“Authors on Film”
The most important and the most original photoplay that has come to this city of Chicago the last year is being presented at the Ziegfeld theater this week in The Cabinet of Dr. Caligari. That is exactly the way some people say it. The craziest, wildest, shivery movie that has come wriggling across the silver sheet of a cinema house. That is the way other people look at it. It looks like a collaboration of Rube Goldberg, Ben Hecht, Charlie Chaplin and Edgar Allan Poe—a melting pot of the styles and techniques of all four.
Are you tired of the same old things done the same old way? Do you wish to see murder and retribution, insanity, somnambulism, grotesque puppetry, scenery solemn and stormy, wild as the wildest melodrama and yet as restrained as comic and well manipulated marionettes? Then it is for you this Caligari and his cabinet. However, if your sense of humor and your instinct of wonder and your reverence of human mystery is not working well this week then you should stay away from the Ziegfeld because you would go away saying Caligari and his cabinet are sick, morbid, loony.
Recall to yourself before going that Mark Twain is only one of numerous mortal philosophers who has declared some one streak of insanity runs in each of us.
Only two American motion picture artists have approached the bold handling, the smash and the getaway, the stride and rapidity of this foreign made film. Those two artists are Charlie Chaplin and D. W. Griffith.
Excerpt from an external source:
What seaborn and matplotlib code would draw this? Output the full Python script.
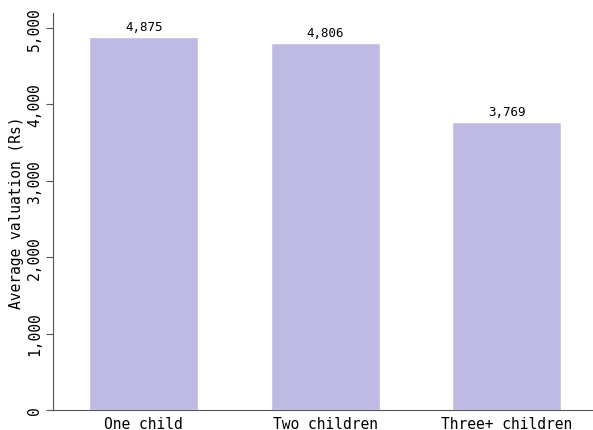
import seaborn as sns
import matplotlib.pyplot as plt
import pandas as pd

# values
groups = ["One child", "Two children", "Three+ children"]
avg_valuation = [4875, 4806, 3769]
yticks = [0, 1000, 2000, 3000, 4000, 5000]

df = pd.DataFrame({"group": groups, "value": avg_valuation})

sns.set_style("white")
plt.rcParams['font.family'] = ['DejaVu Sans Mono']
plt.rcParams['text.color'] = 'black'
plt.rcParams['xtick.color'] = 'black'
plt.rcParams['ytick.color'] = 'black'
plt.rcParams['axes.labelcolor'] = 'black'

fig = plt.figure(figsize=(5.93, 4.31), dpi=100)
ax = fig.add_axes([0.0894, 0.0464, 0.9106, 0.9211])

sns.barplot(data=df, x="group", y="value", color="#bfbae3", width=0.6,
            saturation=1, ax=ax)

for c in ax.containers:
    ax.bar_label(c, labels=[f"{v:,}" for v in avg_valuation], padding=3,
                 fontsize=9, color="black")

ax.set_xlim(-0.5, 2.475)
ax.set_ylim(0, 5195)
ax.set_yticks(yticks)
ax.set_yticklabels([f"{t:,}" for t in yticks], rotation=90, va="center")
ax.tick_params(axis="y", labelsize=10.5, left=True, length=5, pad=3,
               color="#555555")
ax.tick_params(axis="x", labelsize=10.5, bottom=False, pad=1)
ax.set_xlabel("")
ax.set_ylabel("Average valuation (Rs)", fontsize=10.5, labelpad=2)
sns.despine(ax=ax)
for s in ["left", "bottom"]:
    ax.spines[s].set_color("#555555")

fig.savefig("out.png", dpi=100)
It is a healthy thing for Hollywood, Culver City, Universal City, and all other places where movie film is being produced, that this photoplay has come along at this time. It is sure to have healthy hunches and show new possibilities in style and method to our American Producers.
This film, The Cabinet of Dr. Caligari, is so bold a work of independent artists going it footloose, that one can well under־ stand it might affect audiences just as a sea voyage affects a ship-load of passengers. Some have to leave the top decks, unable to stand sight or smell of the sea. Others take the air and the spray, the salt and the chill, and call the trip an exhilaration.
There are two murders [in the film]. They are the creepiest murders this observer has thus far noted in photoplays. Yet the killings are only suggested. They are not told and acted out fully. (No censor could complain in this respect.) As murders they remind one of the darker pages of Shakespeare, of Hamlet, Macbeth, and again of the De Quincey essay “On Murder as one of the Fine Arts.” Then a sleepwalker is about to kill a woman. He drops the dagger instead, and carries her away across house roofs, down a street. Oh, this sad sleepwalker and how and why he couldn’t help it!
This is one of the few motion picture productions that might make one say, “Here is one Shakespeare would enjoy coming back to have a look at.” However, be cheerful when you go to see this. Or else terribly sad. Its terrors and grotesques will match any sadness you may have and so comfort you. But if you go feeling real cheerful and expecting to be more cheerful, you may find yourself slipping.
The music is worked out well. The orchestral passages run their tallies of chord and rhythm and silence—they growl or they are elated—with the story running on the silversheet.
When it’s a cracker jack of a production and the observer feels good about it he mentions the screen as a silversheet. Whereas if it’s otherwise he says celluloid. Personally, in this instance one says silversheet.
In a range of three blocks on Michigan boulevard this week one may see Ben Ami in legitimate [theater], the exhibition of the “introspectives” at the Arts Club, and The Cabinet of Dr Caligari at the Ziegfeld. It is quite a week.
Yes, we heard what a couple of people said going out. One said, “It’s the craziest movie I ever went to.” The other one said, “I don’t know whether I want this for a steady diet but it’s the best picture I’ve seen in a long while.”
Cubist, futurist, post־impressionist, characterize it by any name denoting a certain style, it has its elements of power, knowledge, technic, passion, that make it sure to have an influence toward more easy flowing, joyous, original American movies.